Newsweek’s Steven Levy reports that the Kindle goes 30 hours on a single charge, stores 200 books, and uses wireless connectivity based on EVDO so it operates completely independently of a PC. All cool, but not as cool as an e-book reader that demands only a small commitment of cash. An inexpensive Amazon-branded e-book reader could have been the star of this holiday season.

Disclosure: Our RSS feed is part of the Kindle device, and we are under NDA to comment about its features. We are going to wait till that NDA comes off. Newsweek has pretty much all the feature details in case you are interested. – Om

41 Responses to “How Amazon Could Kindle Some Interest in E-books”

  1. laVonne Johnson

    Is there a website where I can see all the books available for my Kindle without a lot of advertising . I’m just interested in all the books available for sale.

  2. How about e-books for $3.99 in amazing 3D page-turning technology, using DRM? Available now at No, you can’t read ’em on your phone, Ipod, whatever, just your PC and laptop. Affordable, the reader’s free, and the books aren’t boring PDF style. Amazon, Sony, etc. are targeting the gadget group. How about just offering good books at reasonable prices so the masses can enjoy reading?

  3. Price is not so determinant as the need for a killer app. Kindle comes close, but the proprietary aspects are an obstacle. What eReaders really need are eBooks written by eBook authors that will create an experience impossible to duplicate in print. (Think eBay.) If it provides a unique experience, price of the device will be no object and then it becomes a matter of determining what the digital content will cost. I would guess quite a bit cheaper than publishers or distributors like Amazon would hope. Digital content is a low margin-high volume business. See iTunes and ripping CDs. We will need a micropayments service and some content will given away.

  4. After reading a side by side comparison of the Amazon Kindel vs. The Sony Reader, the AmazonKindle is clearly the winner here because ultimately it’s about content as much as the device itself. Sony simply doesn’t have the content and won’t ever. Look at it this way, would the iPod have been nearly as successful without iTunes?

    Amazon will get the kinks out of this reader and will own the market by end of 2009.

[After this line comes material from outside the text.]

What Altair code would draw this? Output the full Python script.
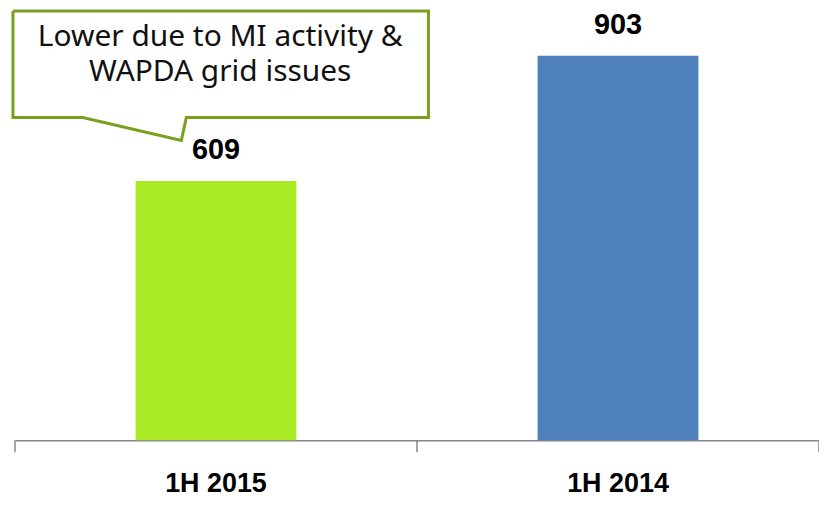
import altair as alt
import pandas as pd

categories = ["1H 2015", "1H 2014"]
values = [609, 903]
bar_colors = ["#A9EA24", "#4F81BD"]

callout_text = ["Lower due to MI activity &\nWAPDA grid issues"]
# callout outline (pixel geometry, relative to plot origin)
callout_px = [-2, 415, 415, 172, 167, 68, -2, -2]
callout_py = [-3.5, -3.5, 103.5, 103.5, 126.5, 103.5, 103.5, -3.5]

W, H = 807, 427.5

bars_df = pd.DataFrame({"cat": categories, "val": values, "color": bar_colors})
callout_df = pd.DataFrame({"px": callout_px, "py": callout_py, "o": list(range(len(callout_px)))})
text_df = pd.DataFrame({"t": callout_text})

xscale = alt.Scale(domain=categories, paddingInner=0, paddingOuter=0)
yscale = alt.Scale(domain=[0, 1000])

bars = alt.Chart(bars_df).mark_bar(width=alt.RelativeBandSize(0.4)).encode(
    x=alt.X("cat:N", scale=xscale, sort=categories, title=None,
            axis=alt.Axis(labelAngle=0, ticks=False, domainColor="#868686", domainWidth=1.5,
                          labelFont="Liberation Sans", labelFontWeight="bold", labelFontSize=27,
                          labelColor="black", labelPadding=30, labelBaseline="top", grid=False)),
    y=alt.Y("val:Q", scale=yscale, axis=None),
    color=alt.Color("color:N", scale=None),
)

labels = alt.Chart(bars_df).mark_text(
    font="Liberation Sans", fontWeight="bold", fontSize=29, color="black",
    baseline="alphabetic", dy=-22
).encode(
    x=alt.X("cat:N", scale=xscale, sort=categories, axis=None),
    y=alt.Y("val:Q", scale=yscale, axis=None),
    text=alt.Text("val:Q"),
)

ticks = alt.Chart(bars_df).mark_rule(color="#868686", strokeWidth=1.5).encode(
    x=alt.X("cat:N", scale=xscale, sort=categories, bandPosition=0, axis=None),
    y=alt.value(H), y2=alt.value(H + 12),
)
end_tick = alt.Chart(bars_df).transform_filter(
    alt.datum.cat == categories[-1]
).mark_rule(color="#868686", strokeWidth=1.5).encode(
    x=alt.X("cat:N", scale=xscale, sort=categories, bandPosition=1, axis=None),
    y=alt.value(H), y2=alt.value(H + 12),
)

callout = alt.Chart(callout_df).mark_line(
    color="#77A01E", strokeWidth=3, strokeJoin="miter", fill="white", filled=False
).encode(
    x=alt.X("px:Q", scale=None, axis=None),
    y=alt.Y("py:Q", scale=None, axis=None),
    order="o:Q",
)

ctext = alt.Chart(text_df).mark_text(
    font="Noto Sans", fontSize=30, color="#111111", align="center",
    baseline="alphabetic", lineBreak="\n", lineHeight=35
).encode(
    x=alt.value(206), y=alt.value(31.5), text="t:N"
)

chart = alt.layer(callout, ctext, bars, labels, ticks, end_tick).resolve_scale(
    x="independent", y="independent"
).properties(
    width=W, height=H,
    autosize=alt.AutoSizeParams(type="none"),
    padding={"left": 7, "top": 5.5, "right": 0, "bottom": 60},
).configure_view(stroke=None)

chart.save("out.html", embed_options={"renderer": "svg", "actions": False})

  5. If I buy a Sony Reader can I buy eBooks from Amazon for the $9.99 vs eConnect’s $20 for the same title and read them on the Sony or is the file format totally different? (I know the Sony doesn’t have wireless. I don’t care. It seems like a better reading device for book lovers.)

  6. Personal Ensign,

    If you’re concerned about your partner then use the Kindle’s mini-lamp. The main point being that the Kindle’s e-ink screen is vastly superior to any backlit LCD when it comes to reading. Your assertion that the lack of a backlight is a deal breaker for the mainstream is laughable. If a mainstream consumer saw an e-book on an e-ink screen compared to the same book on an iPhone, PDA, etc., they’d realize how much easier it is for them to read.

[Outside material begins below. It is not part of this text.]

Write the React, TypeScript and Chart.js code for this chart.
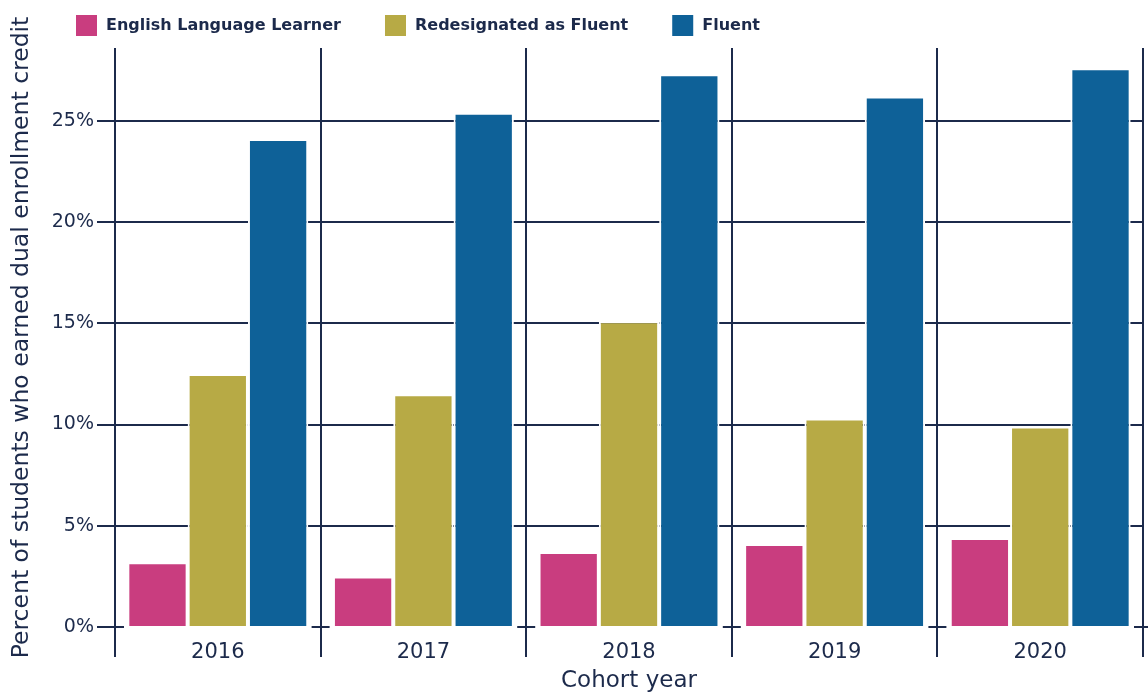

    Have you ever seen an e-ink screen? From the way you’ve been glorifying the Rocket eBook, it doesn’t sound that way.

  7. Personal Ensign

    “Yeah? So what? Reading a backlit device in the dark isn’t exactly the best thing for your eyes.”

    The Rocket eBook, a 10-year-old device, managed to pull this off nicely. If you’ve ever had your partner insist you turn off the bedside lamp while you’re in the middle of a terrific novel, you would understand its value. The market for the Kindle isn’t for tech nerds, it’s for book lovers — and the lack of a backlight is a deal-breaker for many.

  8. Personal Ensign

    I’m not too worried about the price, which is set at early adopters levels as always. It will be $300 in 6 months and $200 in a year. Even at that price, I probably won’t buy one for the same reason I didn’t buy a Sony Reader –no backlight means no reading in bed without a bedside light. I still use my old Rocket ebook reader (a great device, by the way) because of its gorgeous backlight.

  9. Anyone want to make more money than God? Then design, market and sell an e-book reader that anyone can afford. Also, standardize the e-book format and make it flexible to upgrade.

    Amen. And no $10 ebooks, either, dammit.

  10. Yes, heavy on the features. but, probably because they started designing in 2004 and during three years things tend to evolve. As far as the price I agree it’s steep. But, with the widely adopted software as a service model I’m sure AMZN will/could come up with some creative plans.
    For example, $199 for the Kindle + $15.99 per month for 24 months. That’s a beautiful model, eh. Really no different from NetFlix……

    Also, would be nice if the Kindle offers text to speech.
    How long before ALL college students will be required to use this device. This keeps the costs down on the textbooks and allows their professors to track their reading assignments real-time. OOPS! Maybe I should have not mentioned this last idea because I could start a company around this.

  11. I’m very interested in this device, but I’m curious about the content and what the EVDO charges will be. I’m pretty underwhelmed by Sony’s catalog so far. I’m going to guess Amazon’s will be superior, due to existing relationships. The periodicals feature is pretty appealing too.

    People seem to be dismissing the readability of these devices. I’ve spent some time with Sony’s reader and it’s SO much better than reading a book on a PDA. The readability of Sony’s reader and the Kindle is a tremendous feature. Reading a long book on a backlit screen sucks.

  12. Keith Shepard

    As much as I don’t want to agree with anything written for this site (ever), I TOTALLY have to agree with Anne about the price and how utterly cool it would have been if Amazon had built the “Model-T” of e-book readers (i.e., affordable for the masses).

    BUT NO.

    Amazon geeked it. Bloated it. And…doomed it.

    It’s an over-priced toy for aging hippies or spoiled kids.

    Anyone want to make more money than God? Then design, market and sell an e-book reader that anyone can afford. Also, standardize the e-book format and make it flexible to upgrade.

    Oh, and make it look like something other than a run over “Speak & Spell”.

  13. also, the screen size of an ipod or iphone doesn’t lend itself to reading books … you would be scrolling every five seconds.

    Yeah, so I guess you must cringe at all the poor deluded people who have been actually READING ebooks for years and years and years on Palm/WinMob PDAs.

    And I guess things such as SMS are dumb too. Because, like, u knw 2 fw wrds k?

  14. hmm, ebook on iphone? right. if so, then we need to carry about a case of batteries around … oh, wait a minute, you cannot change batteries on an ipod or iphone, so you better be near a power outlet. always.

    also, the screen size of an ipod or iphone doesn’t lend itself to reading books … you would be scrolling every five seconds.

  15. Anna- Steve Rubel added an interesting thought on his Twitter feed; Steve said that it would be great if this e-book service was available through his iPhone. Instead of developing another device we have to carry around it would be great, as Steve suggested, to optimize its content for our existing smart phones.